It is a genuine privilege watching Peter Harte live.
The importance and luxury of that only hits home when you realise that those watching from their couches all missed his best moment because of a good old-fashioned GAA replay.
Tyrone swept Donegal aside in frightening fashion on Sunday but, for a quarter of an hour at least, it threatened to break into a contest.
Donegal were asking Tyrone the questions we thought they would. Tyrone’s fascinating formation even looked for the briefest of moments that it might struggle. And two of football’s finest individuals were going at it toe-to-toe and blow-for-blow.
In the 13th minute, Michael Murphy pushed Donegal ahead 0-4 to 0-2 with an unbelievable kick from distance off the top of his laces that split the posts at the town end of St. Tiernach’s Park.
18 seconds later – no exaggeration – the ball was over the bar at the other end courtesy of Mark Bradley and courtesy of absolute genius from Peter Harte.
For most of those 18 seconds though, RTÉ broadcast two replays to the viewing public instead.
By the time they returned to the live action, this is where the ball was at.
We didn’t even see Bradley’s kick, just his leg in the swinging motion.
But it’s okay because they had a replay – to the extent of the ball mysteriously bouncing up for the Tyrone forward.
The replay starts with the ball just coming into the screen from nowhere.
Hopefully the public missed nothing.
Except they did. They missed the move of the match, the pass of the season. They missed Peter Harte at his effortless best.
They missed the kickout and where it landed and how it came down the left wing but they pissed the pinpoint delivery that weakened knees at Clones. And they missed it because we were still watching the move that just went.
It’s not the first time. A lot of the GAA’s broadcasters still haven’t caught up with the speed of the game. Niall Morgan in the Tyrone goals had the ball set on his 13′ before RTÉ cut to the replay of the Michael Murphy point.
By the time they came back, it was too late. But this instance wasn’t believed to be RTÉ’s fault.
To be accurate, RTE take the feed from BBC and it's the BBC's use & selection of shots that you are taking issue with, I think.
— Jerome Quinn (@JeromeQuinn) June 18, 2017
It’s still a broader problem that needs addressing with general coverage because the viewers at home are missing crucial elements of the game.

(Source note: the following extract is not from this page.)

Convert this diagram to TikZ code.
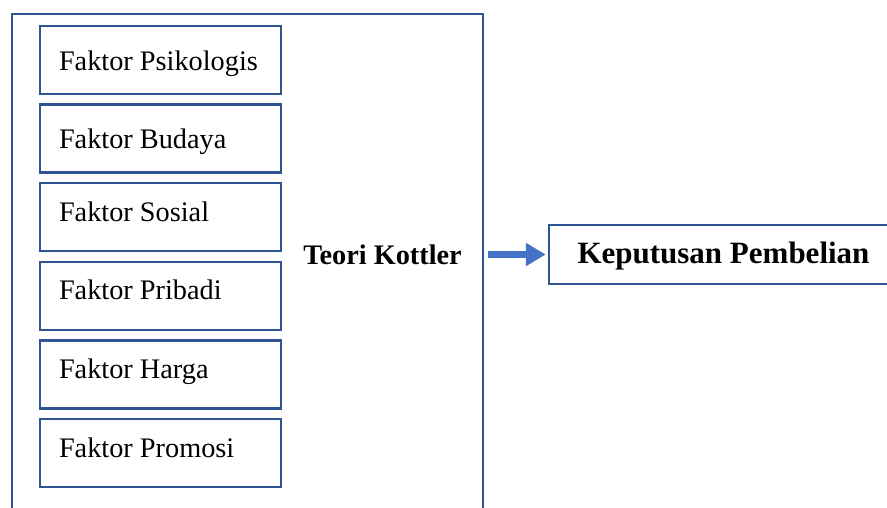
\documentclass[tikz,border=0pt]{standalone}
\usepackage{fontspec}
\setmainfont{Liberation Serif}
\usetikzlibrary{arrows.meta}
\definecolor{boxblue}{RGB}{47,85,151}
\definecolor{arrowblue}{RGB}{68,114,196}
\begin{document}
\begin{tikzpicture}[x=1pt,y=-1pt,
  frame/.style={draw=boxblue, line width=2.4pt, rectangle, inner sep=0pt},
  factor/.style={frame, minimum width=241pt, minimum height=68pt},
  ftext/.style={anchor=west, inner sep=0pt, text height=20pt, text depth=0pt,
    font=\fontsize{28.3}{30}\selectfont},
  flow/.style={draw=arrowblue, line width=7pt, -{Triangle[length=20pt,width=22pt]}}
]
\useasboundingbox (0,0) rectangle (887,507);
\clip (0,0) rectangle (887,507);
\node[frame, minimum width=471pt, minimum height=540pt] (outer) at (247.5,284) {};
\node[factor] (f1) at (160.5,60) {};
\node[factor] (f2) at (160.5,138.6) {};
\node[factor] (f3) at (160.5,217.2) {};
\node[factor] (f4) at (160.5,295.8) {};
\node[factor] (f5) at (160.5,374.4) {};
\node[factor] (f6) at (160.5,453) {};
\node[ftext] (t1) at ([xshift=20pt]f1.west) {Faktor Psikologis};
\node[ftext] (t2) at ([xshift=20pt]f2.west) {Faktor Budaya};
\node[ftext, yshift=6pt] (t3) at ([xshift=20pt]f3.west) {Faktor Sosial};
\node[ftext, yshift=6pt] (t4) at ([xshift=20pt]f4.west) {Faktor Pribadi};
\node[ftext, yshift=6pt] (t5) at ([xshift=20pt]f5.west) {Faktor Harga};
\node[ftext, yshift=6pt] (t6) at ([xshift=20pt]f6.west) {Faktor Promosi};
\node[anchor=base, font=\bfseries\fontsize{28.3}{30}\selectfont, inner sep=0pt] (tk) at (382.5,264) {Teori Kottler};
\node[frame, minimum width=349pt, minimum height=59pt, text height=17.6pt, text depth=0pt,
  font=\bfseries\fontsize{31}{33}\selectfont] (kp) at (723.5,254.5) {Keputusan Pembelian};
\draw[flow, shorten <=4pt, shorten >=2pt] (outer.east |- kp.west) -- (kp.west);
\end{tikzpicture}
\end{document}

“Whatever about missing kickouts,” Colm Parkinson fumed on The GAA Hour. “Mark Bradley scored a point in the first half and we missed the whole move building up to it.”
They missed more than just the build-up. They missed the whole reason for tuning in as it transpired on the podcast.
Conán:
“You missed the best move of the game, in my opinion. Peter Harte comes down the left wing, gets it onto that left foot, he sees Mark Bradley making a run in the other direction. With the outside of the boot, he hits this diagonal ball – but it’s not your normal diagonal ball, it actually curls around the corner and sets Mark Bradley away over the top.“It was crazy stuff, what he did. Bradley runs onto the ball, the defender’s scrambling, Bradley cuts back and puts it over. It was just like a wand the way he sent that ball around the corner and over the top.
“It was the best moment of the game – straight after Michael Murphy’s big score, then Peter Harte does that. Two giants going at it and you’re thinking, ‘this is football’.”
Cian Ward chimed in with a fantastic point.
“It can’t be that bloody hard to do a split screen anyway,” the Meath man said.
“There’s nothing worse than crowd shots, is there? They drive me up the walls.
“Lingering, 30-second crowd shots when the game is ongoing. You’re roaring at the telly, would you get back to the match, like. Why are we looking at this man?”